WHAT YOU HAVE TO DO: Quote all of the data exactly as given. Skip every picture it contains.
## begin DATA
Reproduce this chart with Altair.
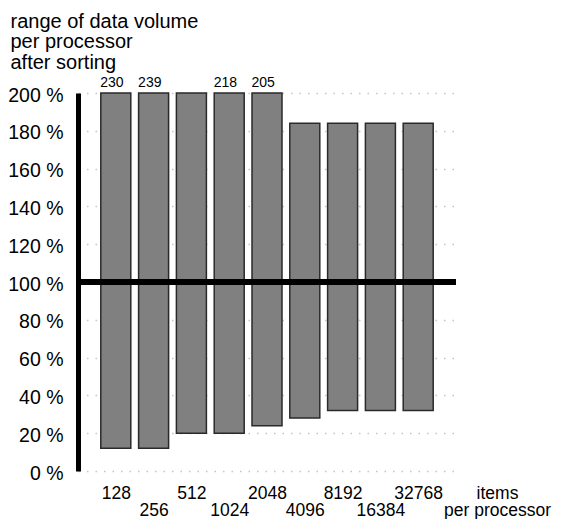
import json
import altair as alt
import pandas as pd

# ---- data ----
sizes = ["128", "256", "512", "1024", "2048", "4096", "8192", "16384", "32768"]
positions = [1, 2, 3, 4, 5, 6, 7, 8, 9]
low_pct = [12, 12, 20, 20, 24, 28, 32, 32, 32]
high_pct = [200, 200, 200, 200, 200, 184, 184, 184, 184]
peak_labels = ["230", "239", "", "218", "205", "", "", "", ""]
y_ticks = [0, 20, 40, 60, 80, 100, 120, 140, 160, 180, 200]
ref_level = 100
x_domain = [0, 10]

df = pd.DataFrame({
    "pos": positions,
    "size": sizes,
    "low": low_pct,
    "high": high_pct,
    "peak": peak_labels,
})

FONT = "Liberation Sans"

y_axis = alt.Axis(
    values=y_ticks,
    tickCount=len(y_ticks),
    labelExpr="datum.value + ' %'",
    labelFont=FONT,
    labelFontSize=19.5,
    labelColor="black",
    labelPadding=15,
    labelOffset=2,
    labelOverlap=False,
    labelFlush=False,
    ticks=False,
    tickSize=0,
    domain=True,
    domainColor="black",
    domainWidth=5,
    grid=True,
    gridColor="#c4c4c4",
    gridDash=[1.5, 7],
    gridWidth=1.5,
    title=["range of data volume", "per processor", "after sorting"],
    titleAngle=0,
    titleAlign="left",
    titleBaseline="alphabetic",
    titleX=-68,
    titleY=-66,
    titleFont=FONT,
    titleFontSize=20,
    titleFontWeight="normal",
    titleLineHeight=20.5,
    titleColor="black",
)

label_map = json.dumps(sizes)
x_axis = alt.Axis(
    values=positions,
    tickCount=len(positions),
    labelExpr=f"{label_map}[datum.value - 1]",
    labelFont=FONT,
    labelFontSize=17.5,
    labelColor="black",
    labelBaseline="top",
    labelPadding=alt.expr("datum.value % 2 == 1 ? 13 : 30"),
    labelFlush=False,
    labelOverlap=False,
    ticks=False,
    tickSize=0,
    domain=False,
    grid=False,
    title=["items", "per processor"],
    titleX=419,
    titleY=13,
    titleAlign="center",
    titleBaseline="top",
    titleFont=FONT,
    titleFontSize=17.5,
    titleFontWeight="normal",
    titleLineHeight=17.5,
    titleColor="black",
)

x_scale = alt.Scale(domain=x_domain, nice=False, zero=False, padding=0)
y_scale = alt.Scale(domain=[y_ticks[0], y_ticks[-1]], nice=False, padding=0)

bars = alt.Chart(df).mark_bar(
    size=30, fill="#808080", stroke="#2a2a2a", strokeWidth=1.5
).encode(
    x=alt.X("pos:Q", scale=x_scale, axis=x_axis),
    y=alt.Y("low:Q", scale=y_scale, axis=y_axis),
    y2="high:Q",
)

peaks = alt.Chart(df).mark_text(
    align="left", baseline="alphabetic", dx=-15.5, dy=-6,
    font=FONT, fontSize=14, color="black"
).encode(
    x=alt.X("pos:Q", scale=x_scale, axis=x_axis),
    y=alt.Y("high:Q", scale=y_scale, axis=y_axis),
    text="peak:N",
)

ref_line = alt.Chart(df).mark_rule(color="black", strokeWidth=5).encode(
    x=alt.datum(x_domain[0]),
    x2=alt.datum(x_domain[1]),
    y=alt.datum(ref_level),
)

chart = alt.layer(bars, peaks, ref_line).properties(
    width=378,
    height=378,
    padding={"left": 70, "top": 85, "right": 102, "bottom": 48},
    autosize=alt.AutoSizeParams(type="none"),
).configure(font=FONT).configure_view(stroke=None)

chart.save("out.html", embed_options={"renderer": "svg", "actions": False})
## end DATA
SOLUTION TO THE EXERCISE:
Reproduce this chart with Altair.
import json
import altair as alt
import pandas as pd

# ---- data ----
sizes = ["128", "256", "512", "1024", "2048", "4096", "8192", "16384", "32768"]
positions = [1, 2, 3, 4, 5, 6, 7, 8, 9]
low_pct = [12, 12, 20, 20, 24, 28, 32, 32, 32]
high_pct = [200, 200, 200, 200, 200, 184, 184, 184, 184]
peak_labels = ["230", "239", "", "218", "205", "", "", "", ""]
y_ticks = [0, 20, 40, 60, 80, 100, 120, 140, 160, 180, 200]
ref_level = 100
x_domain = [0, 10]

df = pd.DataFrame({
    "pos": positions,
    "size": sizes,
    "low": low_pct,
    "high": high_pct,
    "peak": peak_labels,
})

FONT = "Liberation Sans"

y_axis = alt.Axis(
    values=y_ticks,
    tickCount=len(y_ticks),
    labelExpr="datum.value + ' %'",
    labelFont=FONT,
    labelFontSize=19.5,
    labelColor="black",
    labelPadding=15,
    labelOffset=2,
    labelOverlap=False,
    labelFlush=False,
    ticks=False,
    tickSize=0,
    domain=True,
    domainColor="black",
    domainWidth=5,
    grid=True,
    gridColor="#c4c4c4",
    gridDash=[1.5, 7],
    gridWidth=1.5,
    title=["range of data volume", "per processor", "after sorting"],
    titleAngle=0,
    titleAlign="left",
    titleBaseline="alphabetic",
    titleX=-68,
    titleY=-66,
    titleFont=FONT,
    titleFontSize=20,
    titleFontWeight="normal",
    titleLineHeight=20.5,
    titleColor="black",
)

label_map = json.dumps(sizes)
x_axis = alt.Axis(
    values=positions,
    tickCount=len(positions),
    labelExpr=f"{label_map}[datum.value - 1]",
    labelFont=FONT,
    labelFontSize=17.5,
    labelColor="black",
    labelBaseline="top",
    labelPadding=alt.expr("datum.value % 2 == 1 ? 13 : 30"),
    labelFlush=False,
    labelOverlap=False,
    ticks=False,
    tickSize=0,
    domain=False,
    grid=False,
    title=["items", "per processor"],
    titleX=419,
    titleY=13,
    titleAlign="center",
    titleBaseline="top",
    titleFont=FONT,
    titleFontSize=17.5,
    titleFontWeight="normal",
    titleLineHeight=17.5,
    titleColor="black",
)

x_scale = alt.Scale(domain=x_domain, nice=False, zero=False, padding=0)
y_scale = alt.Scale(domain=[y_ticks[0], y_ticks[-1]], nice=False, padding=0)

bars = alt.Chart(df).mark_bar(
    size=30, fill="#808080", stroke="#2a2a2a", strokeWidth=1.5
).encode(
    x=alt.X("pos:Q", scale=x_scale, axis=x_axis),
    y=alt.Y("low:Q", scale=y_scale, axis=y_axis),
    y2="high:Q",
)

peaks = alt.Chart(df).mark_text(
    align="left", baseline="alphabetic", dx=-15.5, dy=-6,
    font=FONT, fontSize=14, color="black"
).encode(
    x=alt.X("pos:Q", scale=x_scale, axis=x_axis),
    y=alt.Y("high:Q", scale=y_scale, axis=y_axis),
    text="peak:N",
)

ref_line = alt.Chart(df).mark_rule(color="black", strokeWidth=5).encode(
    x=alt.datum(x_domain[0]),
    x2=alt.datum(x_domain[1]),
    y=alt.datum(ref_level),
)

chart = alt.layer(bars, peaks, ref_line).properties(
    width=378,
    height=378,
    padding={"left": 70, "top": 85, "right": 102, "bottom": 48},
    autosize=alt.AutoSizeParams(type="none"),
).configure(font=FONT).configure_view(stroke=None)

chart.save("out.html", embed_options={"renderer": "svg", "actions": False})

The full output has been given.